Media opisywały niedawną sytuację z Gorzowa Wielkopolskiego, gdy jadąca na wezwanie karetka pogotowia nie mogła dotrzeć na miejsce ze względu na dziesiątki zabezpieczeń i szlabanów. Dzięki świetnej pracy i zachowaniu zimnej krwi przez ratowników historia to zakończyła się na szczęście happy endem. Ale do podobnego zdarzenia może dojść niemalże w każdym zakątku Polski. „Szlabanowy” trend rozlał się bowiem po całym kraju i już nawet stare osiedla wybudowane w latach „słusznie minionych” z wielkiej płyty posiadają wiele współczesnych zabezpieczeń. Aby wyjść naprzeciw oczekiwaniom mieszkańców, zarządców nieruchomości oraz potrzebom służb ratunkowych i porządkowych Komenda Miejska Policji we Wrocławiu realizuje – m.in. wspólnie ze Strażą Pożarną, Strażą Miejską oraz Urzędem Miejskim – program „Certyfikat Bezpieczeństwa”.

Z założenia program ma na celu poprawę bezpieczeństwa w miejscu zamieszkania poprzez wprowadzenie rozwiązań tzw. prewencji przestrzennej. Mowa nie tylko o otwieranych na sygnał pojazdów uprzywilejowanych szlabanów – co w przypadku Gorzowa Wlkp znacząco skróciłoby czas oczekiwania na pomoc. Do zagadnienia należą również m.in.:

  • poprawa widoczności części wspólnych poprzez ich doświetlanie oraz uporządkowywanie żywopłotów, krzewów i drzew tak, aby teren wokół nich był w pełni widoczny.
  • wprowadzenie przeszklonych drzwi wejściowych do bram i klatek schodowych, aby osoba wychodząca z budynku jak i wchodząca do niego mogła zobaczyć, co czeka na nią za drzwiami
  • pełna kontrola nad stanem technicznym hydrantów i innych zabezpieczeń przeciwpożarowych oraz drożnością dróg ewakuacyjnych i dojazdowych

Przystąpienie do programu jest w pełni dobrowolne, ale wśród zarządców nieruchomości zaczyna pojawiać się silny trend, aby dołączyć do grona certyfikowanych. Częściowo wynika to ze wzrostu ich świadomości, częściowo z oczekiwań samych mieszkańców.

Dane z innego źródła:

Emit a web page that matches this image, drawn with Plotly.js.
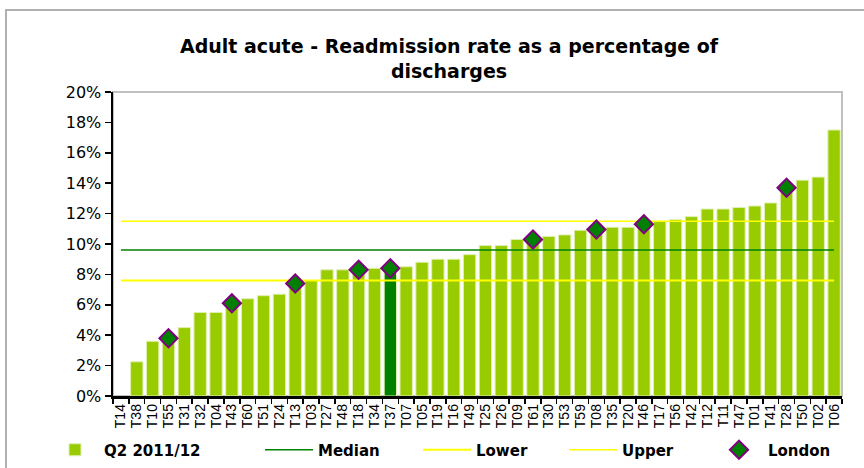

Co ciekawe – wrocławski program Certyfikat Bezpieczeństwa – wydaje się zadowalać wszystkich zainteresowanych. Ci z mieszkańców, którym szlabanowy krajobraz odpowiada nic nie tracą. Z kolei ci z mieszkańców, którzy – jak pokazuje przykład gorzowski – boją się zamykanych osiedli, mają pewność, że brama się podniesie, gdy będzie tego wymagała sytuacja. Zadbane tereny zielone, odpowiednio przystrzyżone żywopłoty i krzewy, pełna transparentność klatek schodowych i bram przeszkadzać mogą tylko tym, dla których zmrok i cień są naturalnym środowiskiem np. do robienia ciemnych interesów.

Osiedle, czy nawet pojedyncza nieruchomość objęta programem Certyfikat Bezpieczeństwa dają swoim mieszkańcom poczucie bezpieczeństwa i kontroli nad najbliższym otoczeniem. Dzięki temu staje się ono przyjazne!